What to work on :: Only the lines from the start of the data through the line with "(0,0) rectangle (1296,731);" belong in the copy. Restate them word for word, minus the pictures.

Recorded data ::
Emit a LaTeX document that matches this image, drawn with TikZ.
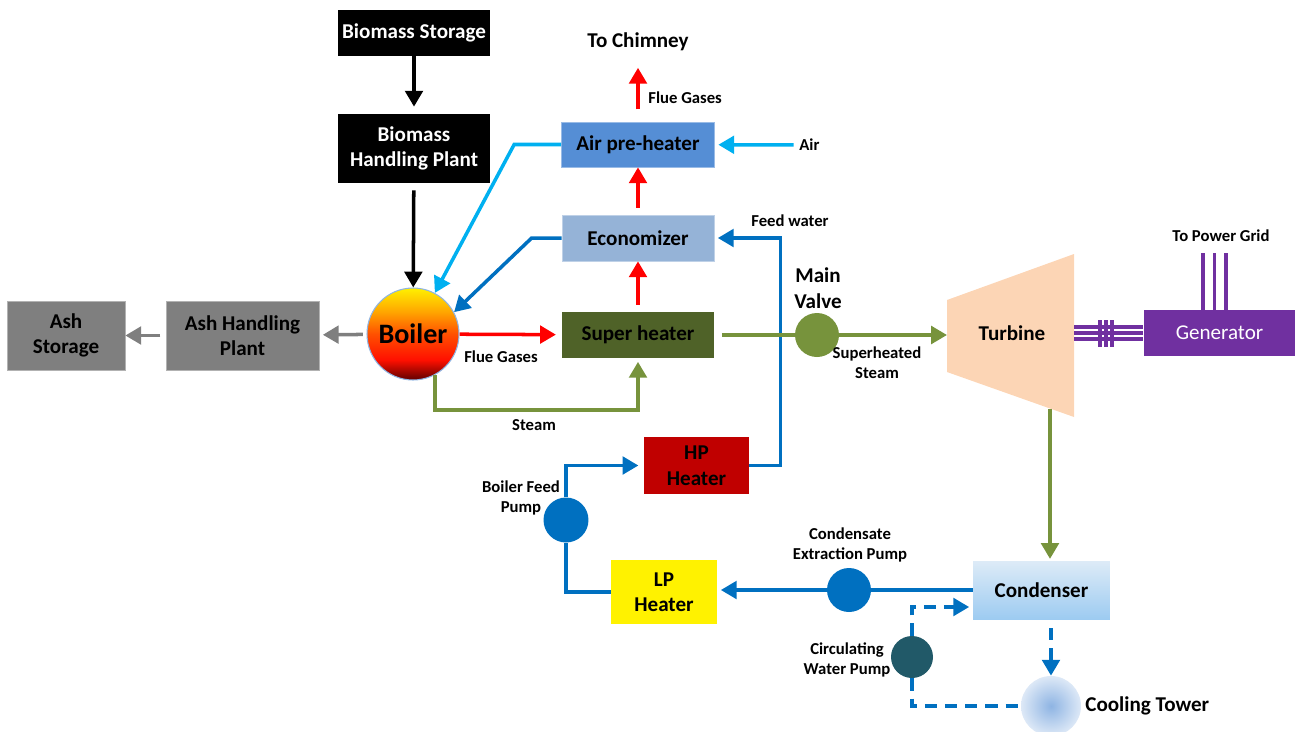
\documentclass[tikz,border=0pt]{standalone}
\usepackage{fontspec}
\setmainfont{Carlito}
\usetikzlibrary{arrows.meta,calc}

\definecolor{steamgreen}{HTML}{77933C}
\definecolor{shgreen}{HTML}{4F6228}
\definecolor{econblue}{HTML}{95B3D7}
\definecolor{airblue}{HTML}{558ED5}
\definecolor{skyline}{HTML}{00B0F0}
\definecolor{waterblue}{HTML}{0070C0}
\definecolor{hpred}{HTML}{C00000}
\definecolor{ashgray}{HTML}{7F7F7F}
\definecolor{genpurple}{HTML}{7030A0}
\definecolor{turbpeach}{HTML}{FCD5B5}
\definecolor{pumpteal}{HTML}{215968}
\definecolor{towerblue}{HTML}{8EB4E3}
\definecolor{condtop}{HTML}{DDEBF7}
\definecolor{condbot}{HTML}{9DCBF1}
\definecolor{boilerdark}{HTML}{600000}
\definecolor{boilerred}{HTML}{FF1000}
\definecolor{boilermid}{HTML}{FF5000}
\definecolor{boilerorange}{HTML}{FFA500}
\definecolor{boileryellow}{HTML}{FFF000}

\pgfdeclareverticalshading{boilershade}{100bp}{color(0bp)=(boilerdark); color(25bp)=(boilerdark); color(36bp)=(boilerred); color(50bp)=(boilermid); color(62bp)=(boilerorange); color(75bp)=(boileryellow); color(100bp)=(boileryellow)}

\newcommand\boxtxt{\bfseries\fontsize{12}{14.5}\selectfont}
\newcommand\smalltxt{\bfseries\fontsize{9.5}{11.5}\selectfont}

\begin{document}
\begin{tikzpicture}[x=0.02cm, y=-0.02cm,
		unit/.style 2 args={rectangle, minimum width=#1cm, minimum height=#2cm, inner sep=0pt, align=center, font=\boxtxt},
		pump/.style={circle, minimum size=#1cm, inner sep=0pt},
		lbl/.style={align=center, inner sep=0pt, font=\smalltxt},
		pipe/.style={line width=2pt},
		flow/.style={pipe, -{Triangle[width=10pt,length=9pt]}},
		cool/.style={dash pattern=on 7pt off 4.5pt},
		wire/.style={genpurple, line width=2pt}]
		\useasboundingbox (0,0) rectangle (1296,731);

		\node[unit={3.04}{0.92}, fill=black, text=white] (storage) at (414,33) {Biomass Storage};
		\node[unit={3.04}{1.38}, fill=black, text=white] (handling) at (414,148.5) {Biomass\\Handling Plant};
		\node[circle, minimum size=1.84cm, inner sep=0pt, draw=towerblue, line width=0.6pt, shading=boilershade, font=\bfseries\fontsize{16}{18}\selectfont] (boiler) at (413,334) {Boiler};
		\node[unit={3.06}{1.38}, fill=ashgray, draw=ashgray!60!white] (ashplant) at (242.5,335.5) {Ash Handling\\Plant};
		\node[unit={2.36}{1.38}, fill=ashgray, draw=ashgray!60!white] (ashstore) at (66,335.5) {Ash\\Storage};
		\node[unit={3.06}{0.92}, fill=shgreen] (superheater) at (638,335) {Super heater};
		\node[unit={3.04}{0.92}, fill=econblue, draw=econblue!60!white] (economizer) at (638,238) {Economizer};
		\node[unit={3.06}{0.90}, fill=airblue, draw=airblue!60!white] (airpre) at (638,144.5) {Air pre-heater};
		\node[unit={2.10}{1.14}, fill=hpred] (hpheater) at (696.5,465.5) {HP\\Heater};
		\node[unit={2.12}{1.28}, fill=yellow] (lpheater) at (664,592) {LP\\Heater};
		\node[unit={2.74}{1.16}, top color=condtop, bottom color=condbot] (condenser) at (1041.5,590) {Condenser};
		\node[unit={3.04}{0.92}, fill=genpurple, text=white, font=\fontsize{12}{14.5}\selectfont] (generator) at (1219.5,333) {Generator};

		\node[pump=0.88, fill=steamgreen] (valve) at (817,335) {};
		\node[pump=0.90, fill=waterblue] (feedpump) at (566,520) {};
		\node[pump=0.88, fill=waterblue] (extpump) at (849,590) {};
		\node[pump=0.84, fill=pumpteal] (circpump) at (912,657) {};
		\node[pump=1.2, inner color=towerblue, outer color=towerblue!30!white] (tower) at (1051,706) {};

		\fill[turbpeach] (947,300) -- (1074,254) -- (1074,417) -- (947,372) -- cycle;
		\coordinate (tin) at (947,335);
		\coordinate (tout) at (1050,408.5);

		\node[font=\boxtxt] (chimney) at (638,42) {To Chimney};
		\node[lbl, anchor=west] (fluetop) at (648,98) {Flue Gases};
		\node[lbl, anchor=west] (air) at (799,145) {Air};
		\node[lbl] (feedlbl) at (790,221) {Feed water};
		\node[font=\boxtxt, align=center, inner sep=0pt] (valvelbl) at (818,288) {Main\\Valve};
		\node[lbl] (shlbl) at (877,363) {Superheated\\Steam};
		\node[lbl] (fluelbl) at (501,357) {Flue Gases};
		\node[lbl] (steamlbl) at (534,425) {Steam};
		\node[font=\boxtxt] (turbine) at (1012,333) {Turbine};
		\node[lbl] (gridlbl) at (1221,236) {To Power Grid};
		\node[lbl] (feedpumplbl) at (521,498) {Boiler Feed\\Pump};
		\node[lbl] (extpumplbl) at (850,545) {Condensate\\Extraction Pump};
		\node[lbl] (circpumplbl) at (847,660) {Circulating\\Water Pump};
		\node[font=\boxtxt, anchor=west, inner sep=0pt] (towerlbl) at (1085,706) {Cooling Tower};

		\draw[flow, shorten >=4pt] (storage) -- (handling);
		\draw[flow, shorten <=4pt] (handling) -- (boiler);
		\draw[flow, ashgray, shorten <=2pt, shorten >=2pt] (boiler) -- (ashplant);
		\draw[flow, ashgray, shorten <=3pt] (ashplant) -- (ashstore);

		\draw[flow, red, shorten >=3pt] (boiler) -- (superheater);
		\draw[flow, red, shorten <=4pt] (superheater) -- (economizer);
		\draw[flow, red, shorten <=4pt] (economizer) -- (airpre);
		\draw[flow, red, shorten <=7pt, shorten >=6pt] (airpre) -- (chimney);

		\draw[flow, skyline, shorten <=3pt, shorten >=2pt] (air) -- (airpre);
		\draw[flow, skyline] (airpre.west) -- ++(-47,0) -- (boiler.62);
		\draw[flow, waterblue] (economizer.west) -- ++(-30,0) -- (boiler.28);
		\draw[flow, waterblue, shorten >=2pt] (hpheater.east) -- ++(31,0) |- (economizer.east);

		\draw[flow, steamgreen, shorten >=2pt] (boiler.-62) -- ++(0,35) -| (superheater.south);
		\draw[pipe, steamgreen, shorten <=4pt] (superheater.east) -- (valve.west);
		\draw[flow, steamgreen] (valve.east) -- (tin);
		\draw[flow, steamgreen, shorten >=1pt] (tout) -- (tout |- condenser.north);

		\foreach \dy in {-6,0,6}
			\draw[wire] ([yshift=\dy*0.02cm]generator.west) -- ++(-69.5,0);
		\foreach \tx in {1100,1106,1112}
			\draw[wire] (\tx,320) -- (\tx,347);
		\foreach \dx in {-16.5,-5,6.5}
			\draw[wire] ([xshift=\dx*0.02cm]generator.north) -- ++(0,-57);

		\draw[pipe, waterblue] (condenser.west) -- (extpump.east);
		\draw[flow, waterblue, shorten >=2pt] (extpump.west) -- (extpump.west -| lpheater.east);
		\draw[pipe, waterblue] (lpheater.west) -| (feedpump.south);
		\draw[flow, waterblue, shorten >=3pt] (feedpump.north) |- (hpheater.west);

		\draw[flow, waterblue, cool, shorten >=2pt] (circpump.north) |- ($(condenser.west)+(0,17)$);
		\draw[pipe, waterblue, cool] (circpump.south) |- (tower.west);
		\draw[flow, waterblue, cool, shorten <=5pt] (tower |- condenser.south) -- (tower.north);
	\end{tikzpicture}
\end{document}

Exercise answer ::
Emit a LaTeX document that matches this image, drawn with TikZ.
\documentclass[tikz,border=0pt]{standalone}
\usepackage{fontspec}
\setmainfont{Carlito}
\usetikzlibrary{arrows.meta,calc}

\definecolor{steamgreen}{HTML}{77933C}
\definecolor{shgreen}{HTML}{4F6228}
\definecolor{econblue}{HTML}{95B3D7}
\definecolor{airblue}{HTML}{558ED5}
\definecolor{skyline}{HTML}{00B0F0}
\definecolor{waterblue}{HTML}{0070C0}
\definecolor{hpred}{HTML}{C00000}
\definecolor{ashgray}{HTML}{7F7F7F}
\definecolor{genpurple}{HTML}{7030A0}
\definecolor{turbpeach}{HTML}{FCD5B5}
\definecolor{pumpteal}{HTML}{215968}
\definecolor{towerblue}{HTML}{8EB4E3}
\definecolor{condtop}{HTML}{DDEBF7}
\definecolor{condbot}{HTML}{9DCBF1}
\definecolor{boilerdark}{HTML}{600000}
\definecolor{boilerred}{HTML}{FF1000}
\definecolor{boilermid}{HTML}{FF5000}
\definecolor{boilerorange}{HTML}{FFA500}
\definecolor{boileryellow}{HTML}{FFF000}

\pgfdeclareverticalshading{boilershade}{100bp}{color(0bp)=(boilerdark); color(25bp)=(boilerdark); color(36bp)=(boilerred); color(50bp)=(boilermid); color(62bp)=(boilerorange); color(75bp)=(boileryellow); color(100bp)=(boileryellow)}

\newcommand\boxtxt{\bfseries\fontsize{12}{14.5}\selectfont}
\newcommand\smalltxt{\bfseries\fontsize{9.5}{11.5}\selectfont}

\begin{document}
\begin{tikzpicture}[x=0.02cm, y=-0.02cm,
		unit/.style 2 args={rectangle, minimum width=#1cm, minimum height=#2cm, inner sep=0pt, align=center, font=\boxtxt},
		pump/.style={circle, minimum size=#1cm, inner sep=0pt},
		lbl/.style={align=center, inner sep=0pt, font=\smalltxt},
		pipe/.style={line width=2pt},
		flow/.style={pipe, -{Triangle[width=10pt,length=9pt]}},
		cool/.style={dash pattern=on 7pt off 4.5pt},
		wire/.style={genpurple, line width=2pt}]
		\useasboundingbox (0,0) rectangle (1296,731);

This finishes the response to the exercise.